Verso la fine della parata, il momento di massima tensione. Una giovane oratrice del carro ARCI è stata filmata mentre attaccava verbalmente i membri del gruppo ebraico, insultandoli, chiedendo di abbassare le bandiere con la stella di David e gridando che non avevano diritto di essere lì. (Secondo i membri del gruppo, la donna sarebbe tra le organizzatrici della presentazione di un un libro di un leader di Hamas alla Sapienza, evento poi non avvenuto).
“Questo ha scatenato una reazione immediata del pubblico attorno a quel carro, con diverse persone che si sono avvicinate in modo minaccioso. A quel punto, la nostra sicurezza è salita sul carro e ci ha ordinato di lasciare rapidamente la zona”, ha detto Piperno.
Nei giorni precedenti all’evento, gli organizzatori del Pride avevano previsto cinque minuti di silenzio durante la manifestazione per onorare le vittime a Gaza. Heller e Piperno confermano di aver spento la musica sul loro carro. Eppure, la voce che si fossero rifiutati di osservare il silenzio si è diffusa rapidamente, e diverse testate italiane hanno riportato la notizia come se fosse vera.
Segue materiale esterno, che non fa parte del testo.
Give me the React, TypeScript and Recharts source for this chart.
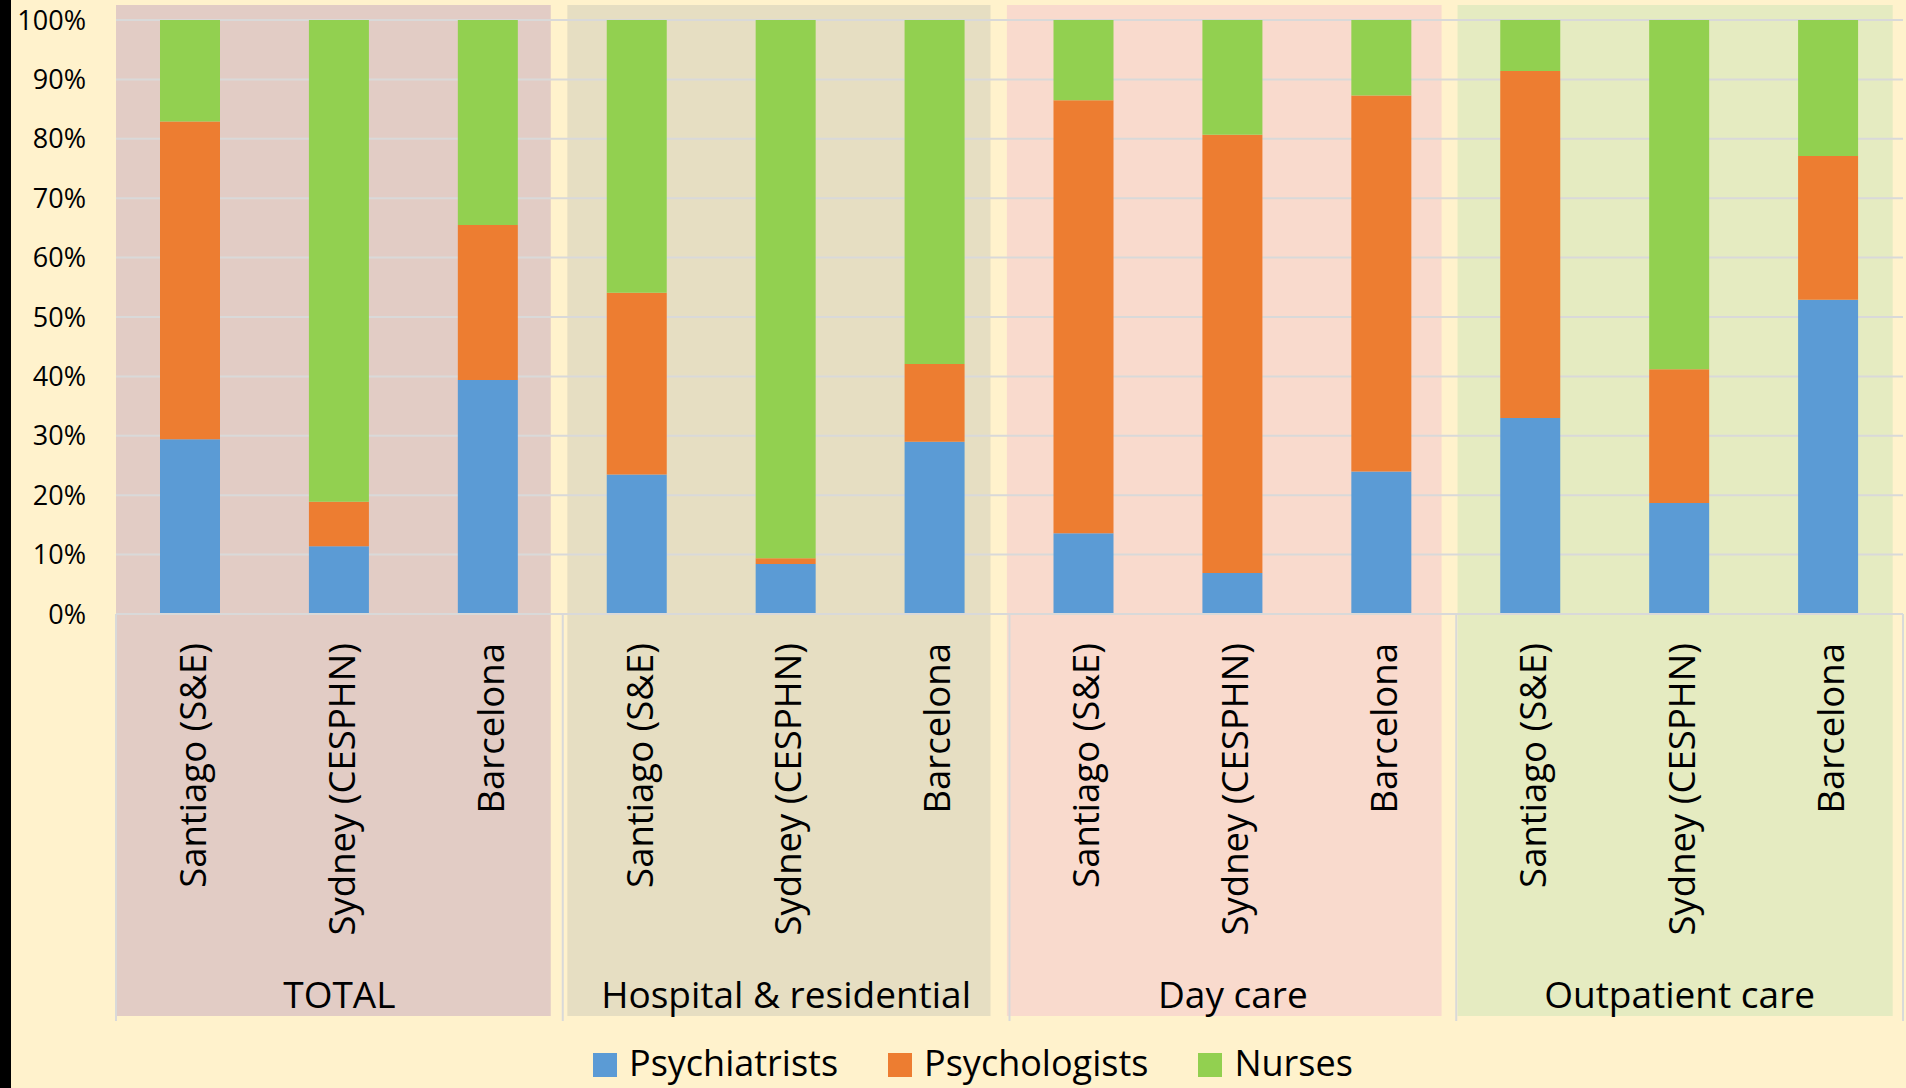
import React from 'react';
import { BarChart, Bar, XAxis, YAxis, CartesianGrid, ReferenceArea, Legend } from 'recharts';

const groups = ['TOTAL', 'Hospital & residential', 'Day care', 'Outpatient care'];
const cities = ['Santiago (S&E)', 'Sydney (CESPHN)', 'Barcelona'];

// percentages per group (rows) and city (columns)
const psychiatrists = [
  [29.4, 11.4, 39.4],
  [23.5, 8.4, 29.0],
  [13.6, 6.9, 24.0],
  [33.0, 18.7, 52.9],
];
const psychologists = [
  [53.5, 7.5, 26.1],
  [30.6, 1.0, 13.1],
  [72.9, 73.8, 63.3],
  [58.4, 22.5, 24.2],
];
const nurses = [
  [17.1, 81.1, 34.5],
  [45.9, 90.6, 57.9],
  [13.5, 19.3, 12.7],
  [8.6, 58.8, 22.9],
];
const yTicks = [0, 10, 20, 30, 40, 50, 60, 70, 80, 90, 100];

const seriesNames = ['Psychiatrists', 'Psychologists', 'Nurses'];
const seriesKeys = ['psychiatrists', 'psychologists', 'nurses'];
const seriesColors = ['#5B9BD5', '#ED7D31', '#92D050'];

const panelFills = ['#E2CCC5', '#E6DEC2', '#F9DACD', '#E5EBC1'];
const panelInsets = [
  [0, 12],
  [4.6, 19],
  [-2.6, 14.7],
  [1.3, 10.3],
];

const FONT = "'Open Sans', sans-serif";
const GRID = '#D9D9D9';

const data = groups.flatMap((g, gi) =>
  cities.map((c, ci) => ({
    key: `${g}|${c}`,
    group: g,
    city: c,
    psychiatrists: psychiatrists[gi][ci],
    psychologists: psychologists[gi][ci],
    nurses: nurses[gi][ci],
  }))
);

const CityTick = (props: any) => {
  const { x, y, payload } = props;
  const label = String(payload.value).split('|')[1];
  return (
    <text
      x={x}
      y={y}
      transform={`rotate(-90, ${x}, ${y})`}
      textAnchor="end"
      dy="0.42em"
      fontSize={36.5}
      fontFamily={FONT}
      fill="#000"
    >
      {label}
    </text>
  );
};

const makePanel = (gi: number) => (props: any) => {
  const { x, y, width, height } = props;
  const [il, ir] = panelInsets[gi];
  const bottom = y + height;
  return (
    <g>
      <rect
        x={x + il}
        y={y - 15}
        width={width - il - ir}
        height={height + 417}
        fill={panelFills[gi]}
      />
      <line x1={x} x2={x} y1={bottom} y2={bottom + 407} stroke={GRID} strokeWidth={2} />
      {gi === groups.length - 1 && (
        <line
          x1={x + width}
          x2={x + width}
          y1={bottom}
          y2={bottom + 407}
          stroke={GRID}
          strokeWidth={2}
        />
      )}
      <text
        x={x + width / 2}
        y={bottom + 394}
        textAnchor="middle"
        fontSize={37}
        fontFamily={FONT}
        fill="#000"
      >
        {groups[gi]}
      </text>
    </g>
  );
};

const renderLegend = () => (
  <div
    style={{
      display: 'flex',
      alignItems: 'center',
      fontFamily: FONT,
      fontSize: 36,
      lineHeight: '36px',
      color: '#000',
      whiteSpace: 'nowrap',
    }}
  >
    {seriesNames.map((n, i) => (
      <div
        key={n}
        style={{ display: 'flex', alignItems: 'center', marginRight: i < seriesNames.length - 1 ? 50 : 0 }}
      >
        <span
          style={{
            display: 'inline-block',
            width: 24,
            height: 24,
            background: seriesColors[i],
            marginRight: 12,
            marginTop: 4,
          }}
        />
        <span style={{ display: 'inline-block' }}>{n}</span>
      </div>
    ))}
  </div>
);

export default function App() {
  return (
    <div
      style={{
        position: 'absolute',
        left: 0,
        top: 0,
        width: 1906,
        height: 1088,
        background: '#FFF2CC',
        overflow: 'hidden',
      }}
    >
      <BarChart
        width={1906}
        height={1088}
        data={data}
        margin={{ top: 20, right: 3, bottom: 0, left: 0 }}
        barSize={60}
      >
        {groups.map((g, gi) => (
          <ReferenceArea
            key={g}
            x1={`${g}|${cities[0]}`}
            x2={`${g}|${cities[cities.length - 1]}`}
            y1={0}
            y2={100}
            ifOverflow="visible"
            zIndex={-200}
            shape={makePanel(gi)}
          />
        ))}
        <CartesianGrid vertical={false} stroke={GRID} strokeWidth={2} />
        <XAxis
          dataKey="key"
          height={474}
          interval={0}
          tickLine={false}
          tickSize={0}
          tickMargin={29}
          axisLine={{ stroke: GRID, strokeWidth: 2 }}
          tick={<CityTick />}
        />
        <YAxis
          width={116}
          domain={[0, 100]}
          ticks={yTicks}
          interval={0}
          tickLine={false}
          axisLine={false}
          tickSize={0}
          tickMargin={30}
          tickFormatter={(v: number) => `${v}%`}
          tick={{ fill: '#000', fontSize: 27, fontFamily: FONT }}
        />
        {seriesKeys.map((k, i) => (
          <Bar
            key={k}
            dataKey={k}
            name={seriesNames[i]}
            stackId="a"
            fill={seriesColors[i]}
            isAnimationActive={false}
          />
        ))}
        <Legend
          layout="horizontal"
          verticalAlign="middle"
          align="center"
          wrapperStyle={{ top: 1045, left: 593, width: 900, height: 36, overflow: 'visible' }}
          content={renderLegend}
        />
      </BarChart>
      <div
        style={{ position: 'absolute', left: 0, top: 0, width: 11, height: 1088, background: '#000' }}
      />
    </div>
  );
}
Gli organizzatori del Roma Pride avevano anche pubblicato un manifesto politico in cui condannavano la campagna militare di Israele a Gaza. Il testo accusava il governo israeliano di puntare “all’annientamento di un popolo” e chiedeva un cessate il fuoco, la liberazione degli ostaggi israeliani e la ripresa dei negoziati di pace.
Lo stesso manifesto esprimeva solidarietà alle comunità oppresse e auspicava “una società basata sull’uguaglianza, il rispetto e la solidarietà”.
Ma per i partecipanti ebrei, l’esperienza sul campo è stata ben lontana da quei nobili princìpi. Forse l’anno prossimo il Roma Pride dovrebbe includere nel manifesto anche una netta condanna all’antisemitismo.
“Fin dal 1994 — ma anche prima — attivisti come Mario Mieli, Corrado Levi, Gabriele Coen hanno fatto la storia del movimento”, ha detto Heller. “Buttarci fuori sarebbe buttare fuori un pezzo della storia LGBTQ italiana”.
Al termine della parata, Heller ha lodato il gruppo, definendolo “l’organizzazione ebraica più coraggiosa” del giorno d’oggi.
“Quello che abbiamo fatto, rischiando la nostra incolumità, è stato fantastico e manda un messaggio chiaro”, ha detto. “Spero che la nostra organizzazione faccia da ponte per il dialogo tra il movimento LGBTQ e le comunità ebraiche, entrambe comunità che vivono discriminazioni”.